#### [Short exercise]
Return each line of the listing below, unchanged, and omit the images.
----- Provided data -----
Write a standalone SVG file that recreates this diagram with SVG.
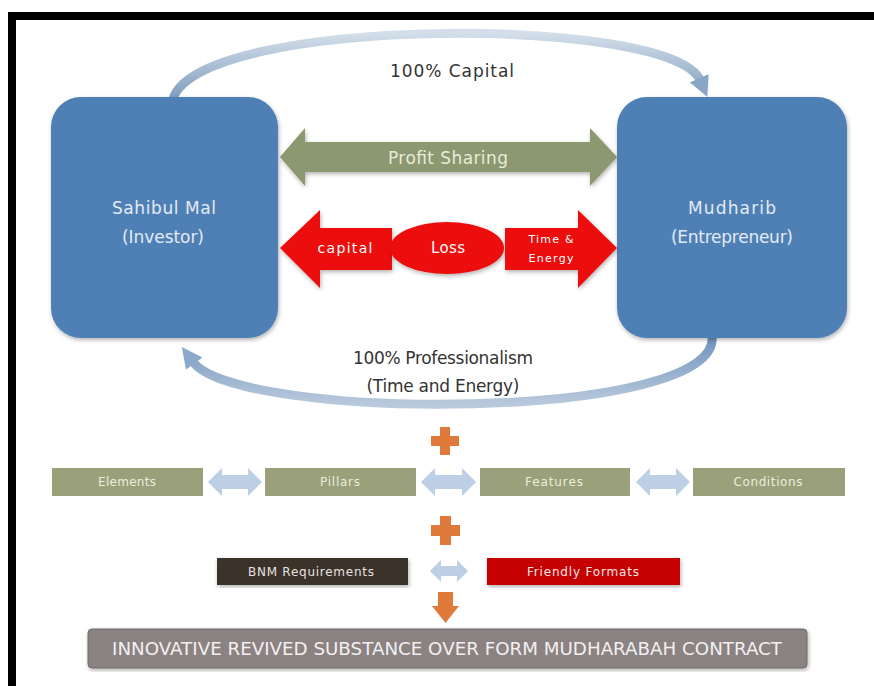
<svg xmlns="http://www.w3.org/2000/svg" width="874" height="686" viewBox="0 0 874 686">
<defs>
<style>
text{font-family:"DejaVu Sans","Liberation Sans",sans-serif;text-anchor:middle}
.box{fill:#4f80b5}
.boxt{fill:#e3eaf3;font-size:17px}
.arc{fill:none;stroke-width:9}
.dark{fill:#333;font-size:17px}
.olive{fill:#99a07a}
.olt{fill:#eceedd;font-size:12px}
.lb{fill:#bccfe5}
.or{fill:#e07a3a}
.red{fill:#ec1111}
.wt{fill:#fff}
</style>
<linearGradient id="gTop" x1="0" y1="0" x2="0" y2="1">
<stop offset="0" stop-color="#d4deea"/>
<stop offset="1" stop-color="#7f9dbf"/>
</linearGradient>
<linearGradient id="gBot" x1="0" y1="0" x2="0" y2="1">
<stop offset="0" stop-color="#6f93bd"/>
<stop offset="1" stop-color="#b9c9dc"/>
</linearGradient>
<marker id="hTop" viewBox="0 0 10 10" refX="1" refY="5" markerWidth="2.3" markerHeight="2.6" orient="auto"><path d="M0,0 L10,5 L0,10 z" fill="#8aa6c6"/></marker>
<marker id="hBot" viewBox="0 0 10 10" refX="1" refY="5" markerWidth="2.3" markerHeight="2.6" orient="auto"><path d="M0,0 L10,5 L0,10 z" fill="#8aa9cc"/></marker>
<filter id="sh" x="-10%" y="-10%" width="120%" height="120%"><feDropShadow dx="1" dy="2" stdDeviation="2" flood-color="#000" flood-opacity="0.3"/></filter>
</defs>
<rect width="874" height="686" fill="#fff"/>
<rect x="8" y="12" width="866" height="8" fill="#000"/>
<rect x="8" y="12" width="8" height="674" fill="#000"/>

<g id="connectors">
<path class="arc" d="M173 99 C198 15, 672 15, 700 80" stroke="url(#gTop)" marker-end="url(#hTop)"/>
<path class="arc" d="M712 336 C722 422, 238 422, 193 362" stroke="url(#gBot)" marker-end="url(#hBot)"/>
<polygon points="280,157 305,128 305,142 590,142 590,128 617,157 590,186 590,172 305,172 305,186" fill="#8c9870" filter="url(#sh)"/>
<polygon class="lb" points="208,482 222,468 222,475 248,475 248,468 262,482 248,496 248,489 222,489 222,496"/>
<polygon class="lb" points="421,482 435,468 435,475 462,475 462,468 476,482 462,496 462,489 435,489 435,496"/>
<polygon class="lb" points="636,482 650,468 650,475 676,475 676,468 690,482 676,496 676,489 650,489 650,496"/>
<polygon class="lb" points="430,571 441,560 441,566 457,566 457,560 468,571 457,582 457,576 441,576 441,582"/>
<polygon class="or" points="438,592 453,592 453,606 459,606 445.5,623 432,606 438,606"/>
</g>

<g id="label-capital"><text class="dark" x="452" y="77" textLength="124">100% Capital</text></g>
<g id="label-prof">
<text class="dark" x="443" y="364" textLength="180">100% Professionalism</text>
<text class="dark" x="443" y="392" textLength="153">(Time and Energy)</text>
</g>
<g id="label-profit"><text x="448" y="164" fill="#e8ebd8" font-size="17" textLength="120">Profit Sharing</text></g>

<g id="sahibul">
<rect class="box" x="51" y="97" width="227" height="241" rx="30" filter="url(#sh)"/>
<text class="boxt" x="164" y="214" textLength="104">Sahibul Mal</text>
<text class="boxt" x="163" y="243" textLength="82">(Investor)</text>
</g>
<g id="mudharib">
<rect class="box" x="617" y="97" width="230" height="241" rx="30" filter="url(#sh)"/>
<text class="boxt" x="732" y="214" textLength="88">Mudharib</text>
<text class="boxt" x="732" y="243" textLength="122">(Entrepreneur)</text>
</g>

<g id="loss-capital">
<polygon class="red" points="280,248 320,210 320,228 392,228 392,270 320,270 320,288" filter="url(#sh)"/>
<text class="wt" x="345" y="253" font-size="14" textLength="55">capital</text>
</g>
<g id="loss">
<ellipse class="red" cx="447" cy="248" rx="57" ry="26" filter="url(#sh)"/>
<text class="wt" x="448" y="253" font-size="15" textLength="34">Loss</text>
</g>
<g id="loss-time">
<polygon class="red" points="505,228 578,228 578,210 617,248 578,288 578,270 505,270" filter="url(#sh)"/>
<text class="wt" x="551" y="243" font-size="11" textLength="45">Time &amp;</text>
<text class="wt" x="551" y="262" font-size="11" textLength="45">Energy</text>
</g>

<g id="plus1"><path class="or" d="M440 427 h10 v9 h9 v10 h-9 v9 h-10 v-9 h-9 v-10 h9 z"/></g>

<g id="elements"><rect class="olive" x="52" y="468" width="151" height="28"/><text class="olt" x="127" y="486" textLength="58">Elements</text></g>
<g id="pillars"><rect class="olive" x="265" y="468" width="151" height="28"/><text class="olt" x="340" y="486" textLength="40">Pillars</text></g>
<g id="features"><rect class="olive" x="480" y="468" width="150" height="28"/><text class="olt" x="554" y="486" textLength="58">Features</text></g>
<g id="conditions"><rect class="olive" x="693" y="468" width="152" height="28"/><text class="olt" x="768" y="486" textLength="69">Conditions</text></g>

<g id="plus2"><path class="or" d="M440 516 h11 v9 h9 v11 h-9 v9 h-11 v-9 h-9 v-11 h9 z"/></g>

<g id="bnm"><rect x="217" y="558" width="191" height="27" fill="#3b302c" filter="url(#sh)"/><text x="311" y="576" fill="#e6e2e0" font-size="12" textLength="126">BNM Requirements</text></g>
<g id="friendly"><rect x="487" y="558" width="193" height="27" fill="#c40000" filter="url(#sh)"/><text x="583" y="576" fill="#f6e6e6" font-size="12" textLength="112">Friendly Formats</text></g>

<g id="banner">
<rect x="88" y="629" width="719" height="39" rx="4" fill="#8b8282" stroke="#6f6868" stroke-width="1" filter="url(#sh)"/>
<text x="447" y="655" fill="#f2f0f0" font-size="17" textLength="670" lengthAdjust="spacingAndGlyphs">INNOVATIVE REVIVED SUBSTANCE OVER FORM MUDHARABAH CONTRACT</text>
</g>
</svg>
-----
#### [Answer for the task]
Write a standalone SVG file that recreates this diagram with SVG.
<svg xmlns="http://www.w3.org/2000/svg" width="874" height="686" viewBox="0 0 874 686">
<defs>
<style>
text{font-family:"DejaVu Sans","Liberation Sans",sans-serif;text-anchor:middle}
.box{fill:#4f80b5}
.boxt{fill:#e3eaf3;font-size:17px}
.arc{fill:none;stroke-width:9}
.dark{fill:#333;font-size:17px}
.olive{fill:#99a07a}
.olt{fill:#eceedd;font-size:12px}
.lb{fill:#bccfe5}
.or{fill:#e07a3a}
.red{fill:#ec1111}
.wt{fill:#fff}
</style>
<linearGradient id="gTop" x1="0" y1="0" x2="0" y2="1">
<stop offset="0" stop-color="#d4deea"/>
<stop offset="1" stop-color="#7f9dbf"/>
</linearGradient>
<linearGradient id="gBot" x1="0" y1="0" x2="0" y2="1">
<stop offset="0" stop-color="#6f93bd"/>
<stop offset="1" stop-color="#b9c9dc"/>
</linearGradient>
<marker id="hTop" viewBox="0 0 10 10" refX="1" refY="5" markerWidth="2.3" markerHeight="2.6" orient="auto"><path d="M0,0 L10,5 L0,10 z" fill="#8aa6c6"/></marker>
<marker id="hBot" viewBox="0 0 10 10" refX="1" refY="5" markerWidth="2.3" markerHeight="2.6" orient="auto"><path d="M0,0 L10,5 L0,10 z" fill="#8aa9cc"/></marker>
<filter id="sh" x="-10%" y="-10%" width="120%" height="120%"><feDropShadow dx="1" dy="2" stdDeviation="2" flood-color="#000" flood-opacity="0.3"/></filter>
</defs>
<rect width="874" height="686" fill="#fff"/>
<rect x="8" y="12" width="866" height="8" fill="#000"/>
<rect x="8" y="12" width="8" height="674" fill="#000"/>

<g id="connectors">
<path class="arc" d="M173 99 C198 15, 672 15, 700 80" stroke="url(#gTop)" marker-end="url(#hTop)"/>
<path class="arc" d="M712 336 C722 422, 238 422, 193 362" stroke="url(#gBot)" marker-end="url(#hBot)"/>
<polygon points="280,157 305,128 305,142 590,142 590,128 617,157 590,186 590,172 305,172 305,186" fill="#8c9870" filter="url(#sh)"/>
<polygon class="lb" points="208,482 222,468 222,475 248,475 248,468 262,482 248,496 248,489 222,489 222,496"/>
<polygon class="lb" points="421,482 435,468 435,475 462,475 462,468 476,482 462,496 462,489 435,489 435,496"/>
<polygon class="lb" points="636,482 650,468 650,475 676,475 676,468 690,482 676,496 676,489 650,489 650,496"/>
<polygon class="lb" points="430,571 441,560 441,566 457,566 457,560 468,571 457,582 457,576 441,576 441,582"/>
<polygon class="or" points="438,592 453,592 453,606 459,606 445.5,623 432,606 438,606"/>
</g>

<g id="label-capital"><text class="dark" x="452" y="77" textLength="124">100% Capital</text></g>
<g id="label-prof">
<text class="dark" x="443" y="364" textLength="180">100% Professionalism</text>
<text class="dark" x="443" y="392" textLength="153">(Time and Energy)</text>
</g>
<g id="label-profit"><text x="448" y="164" fill="#e8ebd8" font-size="17" textLength="120">Profit Sharing</text></g>

<g id="sahibul">
<rect class="box" x="51" y="97" width="227" height="241" rx="30" filter="url(#sh)"/>
<text class="boxt" x="164" y="214" textLength="104">Sahibul Mal</text>
<text class="boxt" x="163" y="243" textLength="82">(Investor)</text>
</g>
<g id="mudharib">
<rect class="box" x="617" y="97" width="230" height="241" rx="30" filter="url(#sh)"/>
<text class="boxt" x="732" y="214" textLength="88">Mudharib</text>
<text class="boxt" x="732" y="243" textLength="122">(Entrepreneur)</text>
</g>

<g id="loss-capital">
<polygon class="red" points="280,248 320,210 320,228 392,228 392,270 320,270 320,288" filter="url(#sh)"/>
<text class="wt" x="345" y="253" font-size="14" textLength="55">capital</text>
</g>
<g id="loss">
<ellipse class="red" cx="447" cy="248" rx="57" ry="26" filter="url(#sh)"/>
<text class="wt" x="448" y="253" font-size="15" textLength="34">Loss</text>
</g>
<g id="loss-time">
<polygon class="red" points="505,228 578,228 578,210 617,248 578,288 578,270 505,270" filter="url(#sh)"/>
<text class="wt" x="551" y="243" font-size="11" textLength="45">Time &amp;</text>
<text class="wt" x="551" y="262" font-size="11" textLength="45">Energy</text>
</g>

<g id="plus1"><path class="or" d="M440 427 h10 v9 h9 v10 h-9 v9 h-10 v-9 h-9 v-10 h9 z"/></g>

<g id="elements"><rect class="olive" x="52" y="468" width="151" height="28"/><text class="olt" x="127" y="486" textLength="58">Elements</text></g>
<g id="pillars"><rect class="olive" x="265" y="468" width="151" height="28"/><text class="olt" x="340" y="486" textLength="40">Pillars</text></g>
<g id="features"><rect class="olive" x="480" y="468" width="150" height="28"/><text class="olt" x="554" y="486" textLength="58">Features</text></g>
<g id="conditions"><rect class="olive" x="693" y="468" width="152" height="28"/><text class="olt" x="768" y="486" textLength="69">Conditions</text></g>

<g id="plus2"><path class="or" d="M440 516 h11 v9 h9 v11 h-9 v9 h-11 v-9 h-9 v-11 h9 z"/></g>

<g id="bnm"><rect x="217" y="558" width="191" height="27" fill="#3b302c" filter="url(#sh)"/><text x="311" y="576" fill="#e6e2e0" font-size="12" textLength="126">BNM Requirements</text></g>
<g id="friendly"><rect x="487" y="558" width="193" height="27" fill="#c40000" filter="url(#sh)"/><text x="583" y="576" fill="#f6e6e6" font-size="12" textLength="112">Friendly Formats</text></g>

<g id="banner">
<rect x="88" y="629" width="719" height="39" rx="4" fill="#8b8282" stroke="#6f6868" stroke-width="1" filter="url(#sh)"/>
<text x="447" y="655" fill="#f2f0f0" font-size="17" textLength="670" lengthAdjust="spacingAndGlyphs">INNOVATIVE REVIVED SUBSTANCE OVER FORM MUDHARABAH CONTRACT</text>
</g>
</svg>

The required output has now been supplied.